E então voltamos à nossa grande questão: para onde foi a riqueza gerada nos anos do PT? Cito alguns poucos dados: o Brasil saiu do mapa mundial da fome em 2014. Metade dos brasileiros estão na classe média. 126 campi universitários federais foram criados e, principalmente, foram criados no interior, democratizando o acesso à universidade pública. O índice Gini caiu de 0,59 para 0,50 em 2013. Já somos um Brasil rico com brasileiros menos pobres. A riqueza gerada foi melhor distribuída. E os ricos não tem do que queixar, convenhamos. Basta sair às ruas e observar. A melhor prova é essa, empírica.

Outro fato fundamental. Em 2010, com a crise mundial de 2008 às portas, o céu de brigadeiro se fechou. E Dilma pegou outro cenário econômico. Aqui novamente aparece clara a diferença de projetos de país. Nesses tempos de vacas magras, a conta da retração econômica não foi para os de sempre, como nas crises enfrentadas pelo PSDB. Ao contrário, os empregos foram preservados, o salário mínimo cresceu e o governo Dilma investiu alto em infra estrutura e projetos de formação e inovação - como o Pronatec e o Ciência sem Fronteiras -, preparando o Brasil para um novo salto de crescimento quando a economia mundial se estabilizar.
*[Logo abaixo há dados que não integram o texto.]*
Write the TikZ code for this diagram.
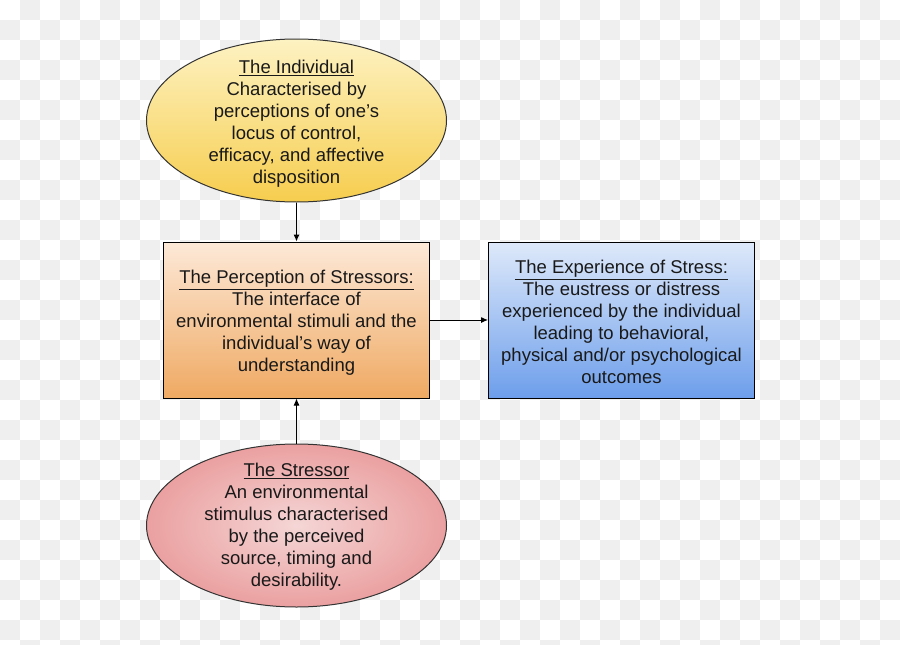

Parece pouco para quem espera há 500 anos que a História lhe faça um aceno e lhe de uma oportunidade, ainda que tardia. E de fato é. Apenas para se ter uma ideia, só em 2012 o nosso Gini voltou ao patamar de 1964, antes da ditadura. Levamos quase 30 anos para retomar o que a ditadura nos tomou em 21. A História nos ensinou que o erro custou caro.

Não se trata, portanto, de diferenças pontuais ou numéricas apenas. Estamos diante da escolha entre dois projetos de país: um civilizatório e outro, no mínimo incerto, como nos mostra a experiência recente, desde 1994.

O projeto de Dilma e do PT, vimos, garante que a riqueza gerada no próximo ciclo de crescimento tem endereço certo, o endereço de todos os brasileiros. Mas o terceiro salto civilizatório ainda está no ar. Os próximos anos serão decisivos para que ele se complete com perfeição. A História, essa ingrata, nos deve essa. E nós fizemos por merecer.


Matéria publicada na revista Observatório do Analista

Comentários

  1. Boa analise, acredito que o problema em geral é o não reconhecimento das coisas boas e a não continuidade de boas práticas e programas. Assim, ao começo de cada ciclo, temos bons programas sendo zerados por mera motivação política e não técnica. Outro ponto importante e de diferenciação PSDB x PT é no tamanho do peso público e privado, tenho minhas dúvidas se o funcionalismo público é eficiente, estabilidade não combina com resultados e metas.